* _Problem to work on_
Please return nothing but the lines between the line holding "Output the Python" and the line holding "6.5, 6.6, 7]", both ends included, without the pictures.

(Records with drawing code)
_ _ _
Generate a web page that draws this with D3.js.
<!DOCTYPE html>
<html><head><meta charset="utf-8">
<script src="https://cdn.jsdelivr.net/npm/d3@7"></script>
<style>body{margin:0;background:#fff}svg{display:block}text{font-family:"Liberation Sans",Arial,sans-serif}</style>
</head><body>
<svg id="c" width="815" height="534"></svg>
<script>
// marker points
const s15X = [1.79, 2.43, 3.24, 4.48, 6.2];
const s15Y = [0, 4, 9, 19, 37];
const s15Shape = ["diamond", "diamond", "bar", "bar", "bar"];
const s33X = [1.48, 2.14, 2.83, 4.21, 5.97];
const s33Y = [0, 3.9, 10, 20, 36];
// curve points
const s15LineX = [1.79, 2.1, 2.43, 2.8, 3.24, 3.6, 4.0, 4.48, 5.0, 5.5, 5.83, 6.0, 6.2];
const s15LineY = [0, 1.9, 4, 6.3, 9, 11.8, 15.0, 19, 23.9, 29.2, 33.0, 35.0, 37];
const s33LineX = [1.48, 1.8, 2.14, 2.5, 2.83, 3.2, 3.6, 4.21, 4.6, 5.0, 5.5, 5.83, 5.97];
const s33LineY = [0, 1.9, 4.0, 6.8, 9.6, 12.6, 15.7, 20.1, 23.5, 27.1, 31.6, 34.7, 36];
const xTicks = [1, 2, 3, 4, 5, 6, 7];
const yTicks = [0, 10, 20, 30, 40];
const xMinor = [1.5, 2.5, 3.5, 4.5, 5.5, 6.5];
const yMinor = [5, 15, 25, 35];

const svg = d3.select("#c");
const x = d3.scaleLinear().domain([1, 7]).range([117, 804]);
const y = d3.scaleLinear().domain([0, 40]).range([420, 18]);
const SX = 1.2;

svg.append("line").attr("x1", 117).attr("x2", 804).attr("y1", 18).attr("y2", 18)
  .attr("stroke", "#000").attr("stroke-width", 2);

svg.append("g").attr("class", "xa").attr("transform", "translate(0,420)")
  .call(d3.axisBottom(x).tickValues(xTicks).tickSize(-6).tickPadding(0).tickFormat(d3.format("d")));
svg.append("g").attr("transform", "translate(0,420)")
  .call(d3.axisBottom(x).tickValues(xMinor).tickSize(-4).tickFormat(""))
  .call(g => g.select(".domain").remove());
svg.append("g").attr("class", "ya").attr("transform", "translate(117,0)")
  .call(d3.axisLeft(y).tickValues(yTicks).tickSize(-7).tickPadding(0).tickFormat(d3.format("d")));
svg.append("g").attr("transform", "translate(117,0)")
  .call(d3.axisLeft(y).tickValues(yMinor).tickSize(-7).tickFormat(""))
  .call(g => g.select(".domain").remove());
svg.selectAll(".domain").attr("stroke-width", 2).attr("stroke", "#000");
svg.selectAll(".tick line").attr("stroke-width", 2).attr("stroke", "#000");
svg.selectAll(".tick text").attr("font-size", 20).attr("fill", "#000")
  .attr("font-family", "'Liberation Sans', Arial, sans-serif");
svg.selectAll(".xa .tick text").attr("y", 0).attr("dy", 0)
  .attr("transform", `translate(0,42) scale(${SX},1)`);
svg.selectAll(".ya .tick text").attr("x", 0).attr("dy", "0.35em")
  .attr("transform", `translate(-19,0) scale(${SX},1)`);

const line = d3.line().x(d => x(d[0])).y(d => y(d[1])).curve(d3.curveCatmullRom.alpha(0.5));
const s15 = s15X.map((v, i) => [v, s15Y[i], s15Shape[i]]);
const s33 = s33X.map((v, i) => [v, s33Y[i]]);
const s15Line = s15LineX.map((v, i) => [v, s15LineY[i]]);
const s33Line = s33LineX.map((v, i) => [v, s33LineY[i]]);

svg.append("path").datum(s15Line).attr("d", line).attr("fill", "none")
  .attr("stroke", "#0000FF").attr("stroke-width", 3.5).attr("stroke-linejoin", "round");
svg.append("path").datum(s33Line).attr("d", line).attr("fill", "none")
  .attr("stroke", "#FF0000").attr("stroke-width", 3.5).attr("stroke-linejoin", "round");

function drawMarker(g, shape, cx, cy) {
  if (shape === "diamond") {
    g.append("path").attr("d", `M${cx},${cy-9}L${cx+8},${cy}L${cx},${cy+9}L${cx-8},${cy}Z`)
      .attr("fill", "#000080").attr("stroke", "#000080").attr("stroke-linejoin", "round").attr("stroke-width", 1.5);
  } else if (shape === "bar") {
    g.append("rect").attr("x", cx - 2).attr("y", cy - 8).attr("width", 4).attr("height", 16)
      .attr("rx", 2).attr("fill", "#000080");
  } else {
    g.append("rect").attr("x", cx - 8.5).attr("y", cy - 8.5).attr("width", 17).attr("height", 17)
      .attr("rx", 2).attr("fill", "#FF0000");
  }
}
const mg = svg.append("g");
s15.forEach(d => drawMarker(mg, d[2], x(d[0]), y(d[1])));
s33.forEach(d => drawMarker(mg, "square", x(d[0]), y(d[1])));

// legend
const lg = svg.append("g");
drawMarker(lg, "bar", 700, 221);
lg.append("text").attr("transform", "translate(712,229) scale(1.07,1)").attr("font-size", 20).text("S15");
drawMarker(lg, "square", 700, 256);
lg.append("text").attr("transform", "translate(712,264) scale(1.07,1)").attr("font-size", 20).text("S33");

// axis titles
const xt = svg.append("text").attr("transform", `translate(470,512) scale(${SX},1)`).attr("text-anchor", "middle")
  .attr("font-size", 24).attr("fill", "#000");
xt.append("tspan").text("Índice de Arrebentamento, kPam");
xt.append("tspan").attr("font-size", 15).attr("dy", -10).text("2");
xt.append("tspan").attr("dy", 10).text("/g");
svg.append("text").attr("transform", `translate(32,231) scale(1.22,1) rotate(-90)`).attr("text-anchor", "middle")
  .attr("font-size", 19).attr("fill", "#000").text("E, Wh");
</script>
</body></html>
_ _ _
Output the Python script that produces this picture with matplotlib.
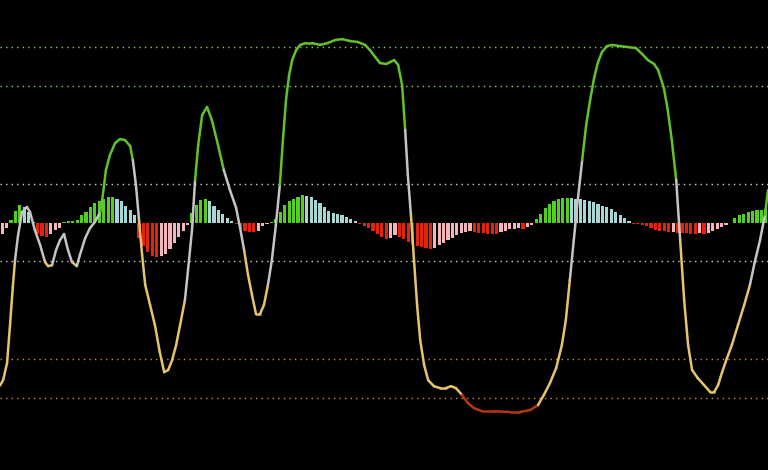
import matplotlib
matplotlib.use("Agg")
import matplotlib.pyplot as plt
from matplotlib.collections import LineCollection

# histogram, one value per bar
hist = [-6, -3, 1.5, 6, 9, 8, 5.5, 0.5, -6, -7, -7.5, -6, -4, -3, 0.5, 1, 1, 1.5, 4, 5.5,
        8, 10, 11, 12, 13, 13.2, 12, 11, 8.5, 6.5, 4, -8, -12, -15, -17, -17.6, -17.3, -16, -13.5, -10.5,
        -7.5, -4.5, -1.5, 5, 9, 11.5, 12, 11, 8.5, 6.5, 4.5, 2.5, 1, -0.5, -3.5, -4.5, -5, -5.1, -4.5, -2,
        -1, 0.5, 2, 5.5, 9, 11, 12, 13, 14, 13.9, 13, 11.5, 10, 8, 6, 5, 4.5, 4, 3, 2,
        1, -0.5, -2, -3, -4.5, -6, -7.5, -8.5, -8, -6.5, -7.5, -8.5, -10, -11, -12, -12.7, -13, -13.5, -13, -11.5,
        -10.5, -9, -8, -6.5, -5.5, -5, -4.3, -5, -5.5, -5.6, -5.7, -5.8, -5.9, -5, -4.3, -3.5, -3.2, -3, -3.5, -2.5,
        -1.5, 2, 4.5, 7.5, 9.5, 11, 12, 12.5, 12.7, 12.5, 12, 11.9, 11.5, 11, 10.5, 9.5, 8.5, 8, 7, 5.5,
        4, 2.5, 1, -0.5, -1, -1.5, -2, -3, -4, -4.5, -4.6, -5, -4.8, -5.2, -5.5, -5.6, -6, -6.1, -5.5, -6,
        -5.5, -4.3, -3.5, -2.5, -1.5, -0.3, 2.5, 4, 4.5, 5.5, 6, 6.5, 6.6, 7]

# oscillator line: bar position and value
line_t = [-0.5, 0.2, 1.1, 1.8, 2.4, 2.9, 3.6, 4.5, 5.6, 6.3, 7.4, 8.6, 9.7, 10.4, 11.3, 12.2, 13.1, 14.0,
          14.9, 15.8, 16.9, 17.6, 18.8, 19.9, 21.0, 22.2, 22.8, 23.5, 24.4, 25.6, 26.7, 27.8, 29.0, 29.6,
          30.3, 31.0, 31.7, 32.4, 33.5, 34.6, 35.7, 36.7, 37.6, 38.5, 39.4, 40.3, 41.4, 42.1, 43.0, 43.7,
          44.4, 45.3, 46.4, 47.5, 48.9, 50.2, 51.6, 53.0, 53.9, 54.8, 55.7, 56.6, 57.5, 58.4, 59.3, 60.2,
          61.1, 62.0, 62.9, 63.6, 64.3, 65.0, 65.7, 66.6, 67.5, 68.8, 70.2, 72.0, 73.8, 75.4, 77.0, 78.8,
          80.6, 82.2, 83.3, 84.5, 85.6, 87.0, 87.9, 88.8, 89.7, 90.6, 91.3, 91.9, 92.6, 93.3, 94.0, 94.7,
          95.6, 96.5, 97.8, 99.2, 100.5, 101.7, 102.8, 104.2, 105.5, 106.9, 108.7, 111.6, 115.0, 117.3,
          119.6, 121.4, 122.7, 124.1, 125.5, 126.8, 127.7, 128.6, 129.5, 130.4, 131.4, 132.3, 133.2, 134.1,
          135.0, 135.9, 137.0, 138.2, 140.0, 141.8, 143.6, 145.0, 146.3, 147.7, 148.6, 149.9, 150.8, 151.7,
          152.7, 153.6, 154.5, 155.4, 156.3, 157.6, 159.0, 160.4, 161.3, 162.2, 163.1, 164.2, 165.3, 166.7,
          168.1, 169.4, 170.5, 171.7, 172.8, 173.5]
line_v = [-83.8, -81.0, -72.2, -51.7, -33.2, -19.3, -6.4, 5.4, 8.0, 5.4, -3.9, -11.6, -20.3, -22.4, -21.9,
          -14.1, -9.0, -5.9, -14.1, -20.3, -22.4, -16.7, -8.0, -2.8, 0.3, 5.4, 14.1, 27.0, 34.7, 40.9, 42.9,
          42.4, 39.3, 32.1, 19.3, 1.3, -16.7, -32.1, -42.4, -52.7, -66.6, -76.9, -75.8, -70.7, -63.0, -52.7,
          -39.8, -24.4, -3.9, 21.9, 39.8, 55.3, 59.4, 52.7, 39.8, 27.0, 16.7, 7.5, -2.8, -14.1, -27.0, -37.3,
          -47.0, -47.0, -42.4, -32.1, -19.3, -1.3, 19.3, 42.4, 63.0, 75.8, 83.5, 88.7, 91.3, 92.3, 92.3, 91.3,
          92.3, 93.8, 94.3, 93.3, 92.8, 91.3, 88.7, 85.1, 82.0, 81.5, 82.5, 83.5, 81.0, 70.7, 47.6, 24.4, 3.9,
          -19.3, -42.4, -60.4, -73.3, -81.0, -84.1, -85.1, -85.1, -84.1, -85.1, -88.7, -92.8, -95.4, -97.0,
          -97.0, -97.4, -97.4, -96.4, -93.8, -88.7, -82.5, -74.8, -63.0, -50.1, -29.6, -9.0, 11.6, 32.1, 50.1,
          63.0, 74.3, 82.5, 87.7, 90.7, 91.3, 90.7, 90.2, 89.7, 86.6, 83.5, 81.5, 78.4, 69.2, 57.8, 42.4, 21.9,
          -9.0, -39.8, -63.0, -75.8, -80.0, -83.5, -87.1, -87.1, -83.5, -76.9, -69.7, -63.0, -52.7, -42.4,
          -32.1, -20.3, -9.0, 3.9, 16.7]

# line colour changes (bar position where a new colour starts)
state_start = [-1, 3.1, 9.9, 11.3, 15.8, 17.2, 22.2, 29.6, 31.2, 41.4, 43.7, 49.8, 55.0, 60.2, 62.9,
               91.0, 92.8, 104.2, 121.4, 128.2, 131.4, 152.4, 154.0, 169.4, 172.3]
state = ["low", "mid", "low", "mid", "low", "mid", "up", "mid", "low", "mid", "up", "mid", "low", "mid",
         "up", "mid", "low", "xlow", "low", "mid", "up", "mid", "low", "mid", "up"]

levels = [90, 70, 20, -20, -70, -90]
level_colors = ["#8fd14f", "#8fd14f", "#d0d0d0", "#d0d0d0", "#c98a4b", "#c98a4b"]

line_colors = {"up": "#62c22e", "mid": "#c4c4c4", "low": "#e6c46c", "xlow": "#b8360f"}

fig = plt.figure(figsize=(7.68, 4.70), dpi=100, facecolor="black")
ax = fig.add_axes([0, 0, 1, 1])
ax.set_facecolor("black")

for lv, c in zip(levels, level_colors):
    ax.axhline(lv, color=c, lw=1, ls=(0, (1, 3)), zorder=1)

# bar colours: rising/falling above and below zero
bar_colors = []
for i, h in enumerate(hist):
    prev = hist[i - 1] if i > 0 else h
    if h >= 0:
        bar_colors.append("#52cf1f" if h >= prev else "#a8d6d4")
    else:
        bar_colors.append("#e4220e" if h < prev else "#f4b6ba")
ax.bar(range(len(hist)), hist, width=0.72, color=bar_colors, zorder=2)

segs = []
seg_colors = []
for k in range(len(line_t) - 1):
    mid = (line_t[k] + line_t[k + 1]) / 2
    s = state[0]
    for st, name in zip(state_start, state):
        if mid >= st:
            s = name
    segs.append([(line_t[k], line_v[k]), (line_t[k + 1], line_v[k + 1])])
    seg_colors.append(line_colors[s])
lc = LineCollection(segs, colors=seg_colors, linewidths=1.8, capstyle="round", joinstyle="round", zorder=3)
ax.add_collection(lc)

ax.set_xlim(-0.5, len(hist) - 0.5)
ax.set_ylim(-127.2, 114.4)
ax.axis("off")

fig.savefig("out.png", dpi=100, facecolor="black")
_ _ _
* _Task result_
Output the Python script that produces this picture with matplotlib.
import matplotlib
matplotlib.use("Agg")
import matplotlib.pyplot as plt
from matplotlib.collections import LineCollection

# histogram, one value per bar
hist = [-6, -3, 1.5, 6, 9, 8, 5.5, 0.5, -6, -7, -7.5, -6, -4, -3, 0.5, 1, 1, 1.5, 4, 5.5,
        8, 10, 11, 12, 13, 13.2, 12, 11, 8.5, 6.5, 4, -8, -12, -15, -17, -17.6, -17.3, -16, -13.5, -10.5,
        -7.5, -4.5, -1.5, 5, 9, 11.5, 12, 11, 8.5, 6.5, 4.5, 2.5, 1, -0.5, -3.5, -4.5, -5, -5.1, -4.5, -2,
        -1, 0.5, 2, 5.5, 9, 11, 12, 13, 14, 13.9, 13, 11.5, 10, 8, 6, 5, 4.5, 4, 3, 2,
        1, -0.5, -2, -3, -4.5, -6, -7.5, -8.5, -8, -6.5, -7.5, -8.5, -10, -11, -12, -12.7, -13, -13.5, -13, -11.5,
        -10.5, -9, -8, -6.5, -5.5, -5, -4.3, -5, -5.5, -5.6, -5.7, -5.8, -5.9, -5, -4.3, -3.5, -3.2, -3, -3.5, -2.5,
        -1.5, 2, 4.5, 7.5, 9.5, 11, 12, 12.5, 12.7, 12.5, 12, 11.9, 11.5, 11, 10.5, 9.5, 8.5, 8, 7, 5.5,
        4, 2.5, 1, -0.5, -1, -1.5, -2, -3, -4, -4.5, -4.6, -5, -4.8, -5.2, -5.5, -5.6, -6, -6.1, -5.5, -6,
        -5.5, -4.3, -3.5, -2.5, -1.5, -0.3, 2.5, 4, 4.5, 5.5, 6, 6.5, 6.6, 7]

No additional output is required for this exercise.